Making Of

To solve the equation (rotary_dial + transmission_chain + Ikea_mackis) = Wedding_present some more stuff will neeeded.

For example a motor to actually move things. Yes, weddings presents must have motors. They do – ask anyone!

The chain moves 6mm (one link) for every tooth of the sprocket. With a 24-tooth sprocket rotating at 5 rounds-per-minute (rpm) The chain would move 120 links per minute or 720mm per minute. That is 12mm per second or 10s for 12 cm. At 10 rpm this would shorten to 5s for 12cm – sounds good.

Opening for 12cm sounds about right. Maybe 15cm or a little more, we will see that. 10s opening time for a full move is not too bad either, maybe a little faster would be good. So the design calls for 5 to 10 rpm on the chain sprocket.
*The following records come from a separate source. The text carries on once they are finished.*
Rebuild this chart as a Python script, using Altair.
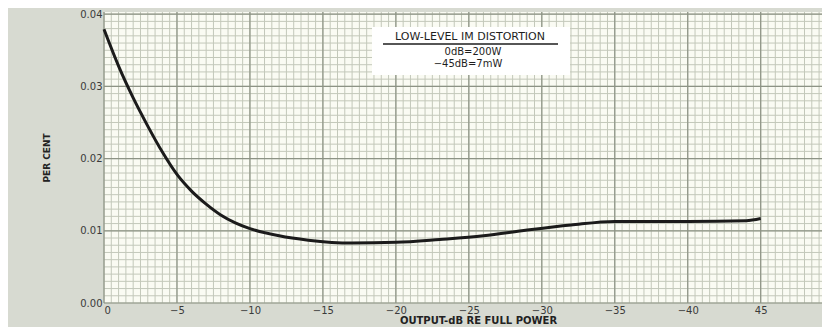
import altair as alt
import pandas as pd
import numpy as np

# curve (output level below full power in dB, distortion in per cent)
output_db = [0, 1, 2, 3, 4, 5, 6, 7, 8, 9, 10, 12, 14, 17, 20, 23, 26, 29, 32, 35, 40, 44, 45]
per_cent = [0.0379, 0.0328, 0.0284, 0.0245, 0.0209, 0.0178, 0.0155, 0.0137, 0.0122,
            0.0111, 0.0103, 0.0093, 0.0087, 0.0083, 0.0084, 0.0088, 0.0093, 0.0101,
            0.0108, 0.0113, 0.0113, 0.0114, 0.0117]

x_ticks = [0, 5, 10, 15, 20, 25, 30, 35, 40, 45]
y_ticks = [0.0, 0.01, 0.02, 0.03, 0.04]
y_labels = ["0.00", "0.01", "0.02", "0.03", "0.04"]

legend_lines = ["LOW-LEVEL IM DISTORTION", "0dB=200W", "\u221245dB=7mW"]

W, H = 718, 291
X_DOM = [0, 49.2]
Y_DOM = [0, 0.0403]

xs = alt.Scale(domain=X_DOM, nice=False, zero=False)
ys = alt.Scale(domain=Y_DOM, nice=False, zero=False)

label_map = "{" + ",".join(f"'{v}':'{l}'" for v, l in zip(y_ticks, y_labels)) + "}"

x_axis = alt.Axis(values=x_ticks, title="OUTPUT-dB RE FULL POWER",
                  labelExpr="datum.value == 0 ? '0' : datum.value == 45 ? '45' : '\u2212' + datum.value",
                  grid=False, ticks=False, domain=False,
                  labelFont="DejaVu Sans", labelFontSize=10,
                  labelColor="#3a3a3a", labelPadding=2,
                  titleFont="DejaVu Sans", titleFontSize=10,
                  titleFontWeight="bold", titleColor="#222222",
                  titlePadding=0, titleX=374)
y_axis = alt.Axis(values=y_ticks, title="PER CENT",
                  labelExpr=f"{label_map}[datum.value] || format(datum.value, '.2f')",
                  grid=False, ticks=False, domain=False,
                  labelFont="DejaVu Sans", labelFontSize=10,
                  labelColor="#3a3a3a", labelPadding=2,
                  titleFont="DejaVu Sans", titleFontSize=9,
                  titleFontWeight="bold", titleColor="#222222",
                  titlePadding=28)

curve_df = pd.DataFrame({"db": output_db, "pc": per_cent})

minor_x = pd.DataFrame({"v": np.arange(0, X_DOM[1] + 0.01, 0.5)})
minor_y = pd.DataFrame({"v": np.arange(0, Y_DOM[1] + 1e-6, 0.001)})
major_x = pd.DataFrame({"v": x_ticks})
major_y = pd.DataFrame({"v": y_ticks})

GRID = "#c3c8ba"
MAJOR = "#8d9385"

gx = alt.Chart(minor_x).mark_rule(color=GRID, strokeWidth=1).encode(
    x=alt.X("v:Q", scale=xs, axis=x_axis))
gy = alt.Chart(minor_y).mark_rule(color=GRID, strokeWidth=1).encode(
    y=alt.Y("v:Q", scale=ys, axis=y_axis))
mx = alt.Chart(major_x).mark_rule(color=MAJOR, strokeWidth=1.2).encode(
    x=alt.X("v:Q", scale=xs, axis=x_axis))
my = alt.Chart(major_y).mark_rule(color=MAJOR, strokeWidth=1.2).encode(
    y=alt.Y("v:Q", scale=ys, axis=y_axis))

line = alt.Chart(curve_df).mark_line(color="#1b1b1b", strokeWidth=3,
                                     interpolate="monotone").encode(
    x=alt.X("db:Q", scale=xs, axis=x_axis),
    y=alt.Y("pc:Q", scale=ys, axis=y_axis),
)

box = alt.Chart(pd.DataFrame({"a": [0]})).mark_rect(color="#ffffff").encode(
    x=alt.value(268), x2=alt.value(466), y=alt.value(15), y2=alt.value(63))

legend_df = pd.DataFrame({"t": legend_lines})
t1 = alt.Chart(legend_df.iloc[[0]]).mark_text(
    font="DejaVu Sans", fontSize=11, color="#1e1e1e", baseline="bottom",
    align="center").encode(text="t:N", x=alt.value(366), y=alt.value(30))
t2 = alt.Chart(legend_df.iloc[[1]]).mark_text(
    font="DejaVu Sans", fontSize=10, color="#1e1e1e", baseline="middle",
    align="center").encode(text="t:N", x=alt.value(369), y=alt.value(40))
t3 = alt.Chart(legend_df.iloc[[2]]).mark_text(
    font="DejaVu Sans", fontSize=10, color="#1e1e1e", baseline="middle",
    align="center").encode(text="t:N", x=alt.value(364), y=alt.value(52))
uline = alt.Chart(pd.DataFrame({"a": [0]})).mark_rule(color="#1e1e1e", strokeWidth=1.3).encode(
    x=alt.value(279), x2=alt.value(454), y=alt.value(32))

chart = alt.layer(gx, gy, mx, my, box, uline, t1, t2, t3, line).properties(
    width=W, height=H,
    autosize=alt.AutoSizeParams(type="none"),
    padding={"left": 96, "top": 4, "right": 0, "bottom": 24},
    background="#d7dad1",
).configure_view(fill="#fafbf3", stroke=None)

chart.save("out.html", embed_options={"renderer": "svg", "actions": False})
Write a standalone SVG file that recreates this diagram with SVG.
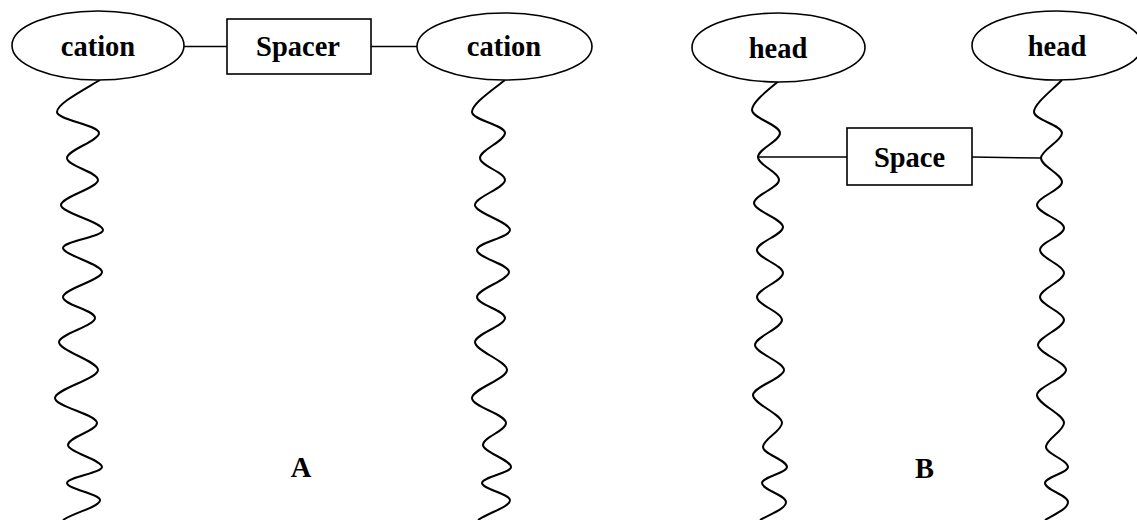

I had a motor lying around that does about 20 rpm at 12V (after its internal transmission, wich is a 1:200). So dividing that by 3 puts us well within the target corridor. So while I was shoppoing at Conrad I picked up some modul-1 gears that I wanted to use for the secondary transmission.

gears

They are 10 and 35 tooth. The resulting 3.5 ration at 20 rpm input gives us 5.7 rpm for the sprocket or 13,7 mm/s opening speed – that is fine. Now a little trip to Bauhaus – a chain of home-depot like shops selling construction stuff and also some metal.

They should have the 8mm axles I need. But of course they don't. As usual, the stuff you need is sold out. In 3 shops. Bummer.

Well, a tube with 8mm outer diameter should be fine as well – and save on weight :-)

The gears have a 6mm bore of course. Well, that can be helped, we will see that later.

More Power!

The whole thing needs power, of course.

The usual hase-style packaging has internal batteries. Batteries are completely fine. Unless you actually want to use them.

On the Brio-box for Ela and Michi, Matthias an me used run-of-the-mill battery holders. The plastic type you find in a thousand battery operated devices. They broke on the transport from the workshop to the wedding. We had to fix the whole thing in a terrible botch-job on site.

The batteries for the Brio-box for Susanne and Toby were soldered on for this reason. Too bad that they had been sitting on the shelf for about 20 years: they worked quite well in testing, but then the inner resistance started to grow and two days before the wedding (on a final test) they were unable to provide even the 300mA the motor needed. So on the day of the wedding, I replaced them with rechargeable batteries that basically became the present for Toby (I knew he needed replacement accumulators on his sailboat anyway).

No batteries this time! More Power. Mains power. Bwahahaha!

Electricity bites...

There is just one small problem there.

The reason I switched from fiddling with radios and stuff to computers in 1981 was this: electricity bites you.

At least one radio had biten me again that day when I read an ad for the Sinclair ZX81. The idea of „9V power supply“ started to grab hold of my brain: all the can-and-will-bite-you voltages locked away in a power supply, no voltages above 12V in the whole device and it still can do something fun? Computers were for me!

... when used improperly

I applied the same principle here: make proper use of electricity: lock away the dangerous voltages in a power supply that is known-good. Or at least comes from a big manufacturer that will take the blame if something goes wrong :-)

I turned to Ikea again, since they have 12V lamps that come with external transformers. The transformers are not awefully efficient (touch one that has been plugged in for a day: its warm – all that energy you pay for on your electricity bill), but they are known to be safe. They do not sell the transformers separately, so you essentially get a free halogen-bulb lamp with it.Which can be incorporated to the overall design.

rolle chain and sprockets

I chose the Ikea Korsby

Incorporating the lamp also makes the whole thingy an object of day-to-day use and will remind Anna-Barbara and Micky of their wedding day for as long as they keep it around.

Summary at this point

I think we have all the components together now.

Seems it is time to get started on constructing the electronics that will control the whole thing and start putting together the mechanics as well.